Short problem: Reproduce the complete listing without any deviation.

Material:
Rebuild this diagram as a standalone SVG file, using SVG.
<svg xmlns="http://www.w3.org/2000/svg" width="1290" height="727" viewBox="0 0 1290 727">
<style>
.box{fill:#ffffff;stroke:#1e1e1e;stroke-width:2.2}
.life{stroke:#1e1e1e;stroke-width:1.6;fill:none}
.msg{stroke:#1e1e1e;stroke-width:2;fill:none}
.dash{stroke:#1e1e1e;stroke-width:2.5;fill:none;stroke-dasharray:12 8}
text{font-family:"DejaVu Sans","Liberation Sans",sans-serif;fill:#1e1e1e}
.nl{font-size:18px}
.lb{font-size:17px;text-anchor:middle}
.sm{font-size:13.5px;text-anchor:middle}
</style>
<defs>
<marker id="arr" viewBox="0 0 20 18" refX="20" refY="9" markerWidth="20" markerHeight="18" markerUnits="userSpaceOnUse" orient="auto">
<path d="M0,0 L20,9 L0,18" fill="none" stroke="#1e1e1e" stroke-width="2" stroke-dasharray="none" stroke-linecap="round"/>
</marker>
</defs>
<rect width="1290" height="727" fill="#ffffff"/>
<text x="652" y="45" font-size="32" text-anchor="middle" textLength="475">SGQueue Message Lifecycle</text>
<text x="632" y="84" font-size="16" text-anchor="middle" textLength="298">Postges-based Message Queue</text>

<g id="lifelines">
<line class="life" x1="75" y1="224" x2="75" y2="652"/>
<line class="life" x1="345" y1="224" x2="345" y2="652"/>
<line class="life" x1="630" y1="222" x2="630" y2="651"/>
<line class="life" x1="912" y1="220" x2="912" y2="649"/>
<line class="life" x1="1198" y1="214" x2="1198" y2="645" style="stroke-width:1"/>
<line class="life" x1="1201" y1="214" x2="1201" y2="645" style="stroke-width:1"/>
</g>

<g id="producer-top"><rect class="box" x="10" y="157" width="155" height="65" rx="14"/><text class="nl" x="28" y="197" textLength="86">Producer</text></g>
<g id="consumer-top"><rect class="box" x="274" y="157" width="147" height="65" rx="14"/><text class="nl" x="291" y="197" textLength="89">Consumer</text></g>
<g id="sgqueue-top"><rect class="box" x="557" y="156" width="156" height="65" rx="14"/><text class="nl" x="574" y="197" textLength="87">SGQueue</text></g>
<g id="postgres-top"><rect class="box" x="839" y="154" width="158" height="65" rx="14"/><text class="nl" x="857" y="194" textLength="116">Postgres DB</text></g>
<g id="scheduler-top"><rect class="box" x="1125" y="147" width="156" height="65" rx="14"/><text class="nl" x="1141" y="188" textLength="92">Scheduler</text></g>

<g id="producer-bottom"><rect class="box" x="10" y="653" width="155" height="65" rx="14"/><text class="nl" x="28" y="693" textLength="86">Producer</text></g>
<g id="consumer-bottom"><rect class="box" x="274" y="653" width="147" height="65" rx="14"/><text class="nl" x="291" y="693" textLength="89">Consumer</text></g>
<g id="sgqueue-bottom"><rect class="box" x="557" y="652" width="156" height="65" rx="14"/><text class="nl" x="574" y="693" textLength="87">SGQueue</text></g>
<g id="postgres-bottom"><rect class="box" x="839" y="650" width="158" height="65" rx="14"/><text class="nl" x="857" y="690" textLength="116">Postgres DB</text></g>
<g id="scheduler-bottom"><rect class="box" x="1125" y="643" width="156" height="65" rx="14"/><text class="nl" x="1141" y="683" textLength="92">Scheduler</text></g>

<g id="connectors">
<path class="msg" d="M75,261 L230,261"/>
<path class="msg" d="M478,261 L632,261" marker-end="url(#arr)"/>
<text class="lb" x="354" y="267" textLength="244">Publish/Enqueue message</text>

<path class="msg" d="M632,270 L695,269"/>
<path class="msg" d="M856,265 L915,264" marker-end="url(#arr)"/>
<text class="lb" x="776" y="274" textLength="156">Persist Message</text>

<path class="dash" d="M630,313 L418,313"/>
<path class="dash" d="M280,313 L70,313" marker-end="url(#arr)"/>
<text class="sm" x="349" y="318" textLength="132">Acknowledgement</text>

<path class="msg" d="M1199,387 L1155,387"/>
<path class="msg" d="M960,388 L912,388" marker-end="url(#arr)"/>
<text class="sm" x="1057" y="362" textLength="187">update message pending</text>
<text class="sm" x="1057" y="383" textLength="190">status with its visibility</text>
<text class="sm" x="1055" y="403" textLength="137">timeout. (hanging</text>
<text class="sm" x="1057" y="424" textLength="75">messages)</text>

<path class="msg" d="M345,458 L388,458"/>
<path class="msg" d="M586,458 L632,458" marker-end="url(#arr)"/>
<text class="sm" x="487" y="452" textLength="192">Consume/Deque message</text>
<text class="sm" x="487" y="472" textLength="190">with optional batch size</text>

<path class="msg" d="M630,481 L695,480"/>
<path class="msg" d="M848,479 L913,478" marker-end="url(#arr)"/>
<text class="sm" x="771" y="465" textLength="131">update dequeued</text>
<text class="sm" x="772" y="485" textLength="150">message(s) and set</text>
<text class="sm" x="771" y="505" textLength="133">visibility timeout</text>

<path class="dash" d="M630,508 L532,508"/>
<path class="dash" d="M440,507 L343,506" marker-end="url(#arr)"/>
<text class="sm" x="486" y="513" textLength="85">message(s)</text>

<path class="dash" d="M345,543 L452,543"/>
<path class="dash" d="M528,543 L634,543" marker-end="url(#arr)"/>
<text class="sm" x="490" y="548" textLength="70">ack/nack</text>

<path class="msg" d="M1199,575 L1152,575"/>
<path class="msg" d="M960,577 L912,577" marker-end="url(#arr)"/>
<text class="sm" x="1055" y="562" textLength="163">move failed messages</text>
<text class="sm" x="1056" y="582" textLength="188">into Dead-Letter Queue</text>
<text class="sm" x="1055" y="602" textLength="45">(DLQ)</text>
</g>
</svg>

The answer:
Rebuild this diagram as a standalone SVG file, using SVG.
<svg xmlns="http://www.w3.org/2000/svg" width="1290" height="727" viewBox="0 0 1290 727">
<style>
.box{fill:#ffffff;stroke:#1e1e1e;stroke-width:2.2}
.life{stroke:#1e1e1e;stroke-width:1.6;fill:none}
.msg{stroke:#1e1e1e;stroke-width:2;fill:none}
.dash{stroke:#1e1e1e;stroke-width:2.5;fill:none;stroke-dasharray:12 8}
text{font-family:"DejaVu Sans","Liberation Sans",sans-serif;fill:#1e1e1e}
.nl{font-size:18px}
.lb{font-size:17px;text-anchor:middle}
.sm{font-size:13.5px;text-anchor:middle}
</style>
<defs>
<marker id="arr" viewBox="0 0 20 18" refX="20" refY="9" markerWidth="20" markerHeight="18" markerUnits="userSpaceOnUse" orient="auto">
<path d="M0,0 L20,9 L0,18" fill="none" stroke="#1e1e1e" stroke-width="2" stroke-dasharray="none" stroke-linecap="round"/>
</marker>
</defs>
<rect width="1290" height="727" fill="#ffffff"/>
<text x="652" y="45" font-size="32" text-anchor="middle" textLength="475">SGQueue Message Lifecycle</text>
<text x="632" y="84" font-size="16" text-anchor="middle" textLength="298">Postges-based Message Queue</text>

<g id="lifelines">
<line class="life" x1="75" y1="224" x2="75" y2="652"/>
<line class="life" x1="345" y1="224" x2="345" y2="652"/>
<line class="life" x1="630" y1="222" x2="630" y2="651"/>
<line class="life" x1="912" y1="220" x2="912" y2="649"/>
<line class="life" x1="1198" y1="214" x2="1198" y2="645" style="stroke-width:1"/>
<line class="life" x1="1201" y1="214" x2="1201" y2="645" style="stroke-width:1"/>
</g>

<g id="producer-top"><rect class="box" x="10" y="157" width="155" height="65" rx="14"/><text class="nl" x="28" y="197" textLength="86">Producer</text></g>
<g id="consumer-top"><rect class="box" x="274" y="157" width="147" height="65" rx="14"/><text class="nl" x="291" y="197" textLength="89">Consumer</text></g>
<g id="sgqueue-top"><rect class="box" x="557" y="156" width="156" height="65" rx="14"/><text class="nl" x="574" y="197" textLength="87">SGQueue</text></g>
<g id="postgres-top"><rect class="box" x="839" y="154" width="158" height="65" rx="14"/><text class="nl" x="857" y="194" textLength="116">Postgres DB</text></g>
<g id="scheduler-top"><rect class="box" x="1125" y="147" width="156" height="65" rx="14"/><text class="nl" x="1141" y="188" textLength="92">Scheduler</text></g>

<g id="producer-bottom"><rect class="box" x="10" y="653" width="155" height="65" rx="14"/><text class="nl" x="28" y="693" textLength="86">Producer</text></g>
<g id="consumer-bottom"><rect class="box" x="274" y="653" width="147" height="65" rx="14"/><text class="nl" x="291" y="693" textLength="89">Consumer</text></g>
<g id="sgqueue-bottom"><rect class="box" x="557" y="652" width="156" height="65" rx="14"/><text class="nl" x="574" y="693" textLength="87">SGQueue</text></g>
<g id="postgres-bottom"><rect class="box" x="839" y="650" width="158" height="65" rx="14"/><text class="nl" x="857" y="690" textLength="116">Postgres DB</text></g>
<g id="scheduler-bottom"><rect class="box" x="1125" y="643" width="156" height="65" rx="14"/><text class="nl" x="1141" y="683" textLength="92">Scheduler</text></g>

<g id="connectors">
<path class="msg" d="M75,261 L230,261"/>
<path class="msg" d="M478,261 L632,261" marker-end="url(#arr)"/>
<text class="lb" x="354" y="267" textLength="244">Publish/Enqueue message</text>

<path class="msg" d="M632,270 L695,269"/>
<path class="msg" d="M856,265 L915,264" marker-end="url(#arr)"/>
<text class="lb" x="776" y="274" textLength="156">Persist Message</text>

<path class="dash" d="M630,313 L418,313"/>
<path class="dash" d="M280,313 L70,313" marker-end="url(#arr)"/>
<text class="sm" x="349" y="318" textLength="132">Acknowledgement</text>

<path class="msg" d="M1199,387 L1155,387"/>
<path class="msg" d="M960,388 L912,388" marker-end="url(#arr)"/>
<text class="sm" x="1057" y="362" textLength="187">update message pending</text>
<text class="sm" x="1057" y="383" textLength="190">status with its visibility</text>
<text class="sm" x="1055" y="403" textLength="137">timeout. (hanging</text>
<text class="sm" x="1057" y="424" textLength="75">messages)</text>

<path class="msg" d="M345,458 L388,458"/>
<path class="msg" d="M586,458 L632,458" marker-end="url(#arr)"/>
<text class="sm" x="487" y="452" textLength="192">Consume/Deque message</text>
<text class="sm" x="487" y="472" textLength="190">with optional batch size</text>

<path class="msg" d="M630,481 L695,480"/>
<path class="msg" d="M848,479 L913,478" marker-end="url(#arr)"/>
<text class="sm" x="771" y="465" textLength="131">update dequeued</text>
<text class="sm" x="772" y="485" textLength="150">message(s) and set</text>
<text class="sm" x="771" y="505" textLength="133">visibility timeout</text>

<path class="dash" d="M630,508 L532,508"/>
<path class="dash" d="M440,507 L343,506" marker-end="url(#arr)"/>
<text class="sm" x="486" y="513" textLength="85">message(s)</text>

<path class="dash" d="M345,543 L452,543"/>
<path class="dash" d="M528,543 L634,543" marker-end="url(#arr)"/>
<text class="sm" x="490" y="548" textLength="70">ack/nack</text>

<path class="msg" d="M1199,575 L1152,575"/>
<path class="msg" d="M960,577 L912,577" marker-end="url(#arr)"/>
<text class="sm" x="1055" y="562" textLength="163">move failed messages</text>
<text class="sm" x="1056" y="582" textLength="188">into Dead-Letter Queue</text>
<text class="sm" x="1055" y="602" textLength="45">(DLQ)</text>
</g>
</svg>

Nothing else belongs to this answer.